The quality of the writing overall is very good and done at such a pace that the game never feels like it begins to drag, even during some of the lengthier periods of evidence hunting. Each character is unique and interesting and left me wanting to learn more about them; JayJay, the resolute and determined falcon who is also vulnerable to becoming a bit of a drinking bird in times of trouble. Sparrowson, the law school dropout who keeps JayJay in check and who has a mouth faster than a Peregrine Falcon. The Kingfisher, who develops a complex when anyone calls him a fisherman. These are a few of my highlights but there is a whole brood of characters in here worthy of your time.

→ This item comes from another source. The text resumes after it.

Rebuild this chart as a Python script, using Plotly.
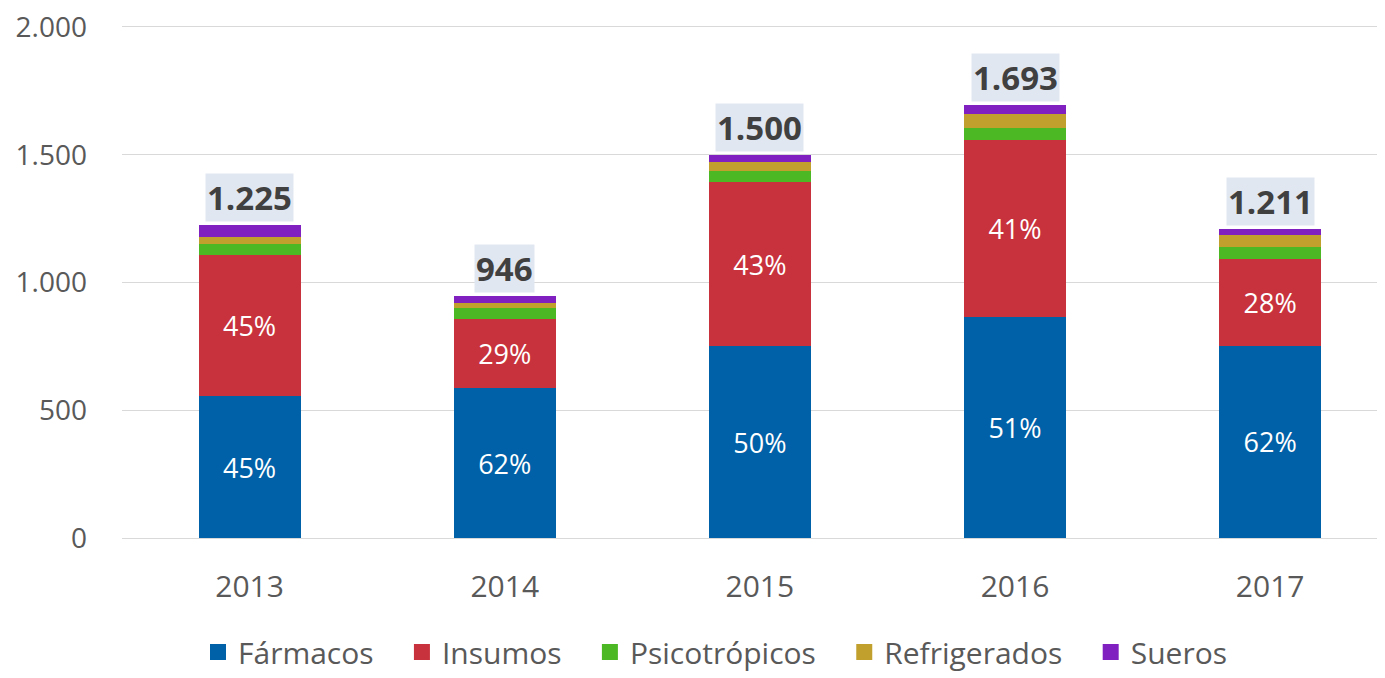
import plotly.graph_objects as go

years = ["2013", "2014", "2015", "2016", "2017"]
farmacos = [554, 587, 750, 863, 752]
insumos = [554, 272, 642, 694, 339]
psicotropicos = [43, 40, 45, 46, 48]
refrigerados = [28, 22, 33, 58, 46]
sueros = [46, 25, 30, 32, 26]
y_ticks = [0, 500, 1000, 1500, 2000]
y_tick_text = ["0", "500", "1.000", "1.500", "2.000"]

series = [
    ("Fármacos", farmacos, "#0061a8", True),
    ("Insumos", insumos, "#c8323c", True),
    ("Psicotrópicos", psicotropicos, "#4cb824", False),
    ("Refrigerados", refrigerados, "#c2a02e", False),
    ("Sueros", sueros, "#8020c0", False),
]

totals = [sum(v) for v in zip(farmacos, insumos, psicotropicos, refrigerados, sueros)]
FONT = "Open Sans"
GREY = "#595959"
NB = "\u00a0\u00a0\u00a0"

fig = go.Figure()
for name, vals, color, show_pct in series:
    if show_pct:
        txt = [f"{round(v / t * 100)}%" for v, t in zip(vals, totals)]
    else:
        txt = None
    fig.add_trace(go.Bar(
        name=name, x=years, y=vals, marker=dict(color=color, line=dict(width=0)),
        text=txt, textposition="inside" if show_pct else "none",
        insidetextanchor="middle", textangle=0,
        textfont=dict(family=FONT, size=27, color="white"),
        width=0.4, hoverinfo="skip", showlegend=False,
    ))

# legend entries with larger square swatches
for name, vals, color, _ in series:
    fig.add_trace(go.Scatter(
        name=name + NB, x=[None], y=[None], mode="markers",
        marker=dict(symbol="square", size=20, color=color), showlegend=True,
    ))

annotations = []
for i, t in enumerate(totals):
    s = f"{t:,}".replace(",", ".")
    annotations.append(dict(
        x=i, y=t, xref="x", yref="y", text=f"<b>{s}</b>", showarrow=False,
        xanchor="center", yanchor="bottom", yshift=3,
        font=dict(family=FONT, size=33, color="#404040"),
        bgcolor="#e1e7f0", borderpad=1,
    ))

fig.update_layout(
    annotations=annotations,
    width=1377, height=670,
    barmode="stack",
    margin=dict(l=114, r=0, t=9, b=140, autoexpand=False),
    paper_bgcolor="white", plot_bgcolor="white",
    font=dict(family=FONT, size=30, color=GREY),
    legend=dict(orientation="h", x=0.479, xanchor="center", y=-0.2687, yanchor="bottom",
                font=dict(family=FONT, size=30, color=GREY), itemsizing="trace",
                itemwidth=30, traceorder="normal"),
)
fig.update_xaxes(type="category", range=[-0.5, 4.45], showline=False, ticks="",
                 ticklabelstandoff=28, automargin=False,
                 tickfont=dict(family=FONT, size=30, color=GREY))
fig.update_yaxes(range=[0, 2039], tickvals=y_ticks, ticktext=y_tick_text,
                 showgrid=True, gridcolor="#d9d9d9", gridwidth=1,
                 zeroline=True, zerolinecolor="#d9d9d9", zerolinewidth=1,
                 ticklabelstandoff=34, automargin=False, ticklabeloverflow="allow",
                 tickfont=dict(family=FONT, size=28, color=GREY))

fig.write_html("out.html")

The story is strong, with plenty of plot twists and surprises to keep you entertained and guessing at the outcome, all the while trying to influence the narrative in your homing direction by hopefully making the correct decisions. Sparrowson brings most of the fun to the flock, with great dialogue between himself and JayJay and who has more bird related puns than you can shake a tail feather at.
I especially liked the word play and modern reference takes used throughout, such as the characters communicating long distance via “tweets” and using a “Face Book” to track different witnesses in a catalogue. All this combined made the narrative into a very satisfying and engaging tale.
There were a couple of grammatical errors that I noticed maybe halfway through the game; a word missing from a sentence or words being doubled consecutively in the same sentence, but I found these only to be very briefly distracting and were soon forgotten about. Anyway, enough warbling…
As the game progresses your choices become more and more critical, with each decision shaping your journey into one of the three endings on offer. At the time of writing I had completed ending C, which I feel may be the worst outcome ending as it left me feeling like a right failure and a complete tit, but I’m looking forward to going back now to replay for the other two endings. Thankfully, to play each one out, you can select which chapter and day to start from, to save you migrating all the way back to the beginning of the game.
Using mono-chromatic stills interspersed with subtle animations all based on J. J. Grandville’s paintings, coupled with a romantic-era soundtrack composed by the great Camille Saint-Saëns, the finished style is very charming indeed and each frame and scene is wonderful to look at.
This is a truly remarkable game and really demonstrates what can be achieved by using limited yet high-quality assets. If you have the patience to read text based narratives and you’re not averse to a few bird puns (let’s face it, if you’ve made it this far into the review you can’t mind them that much!) then this is one title I can highly recommended.
I truly hope a sequel or spin off to this is in development. I’d love to see a “Bovine Barrister” or “Arachnid Arbitrator” come to fruition.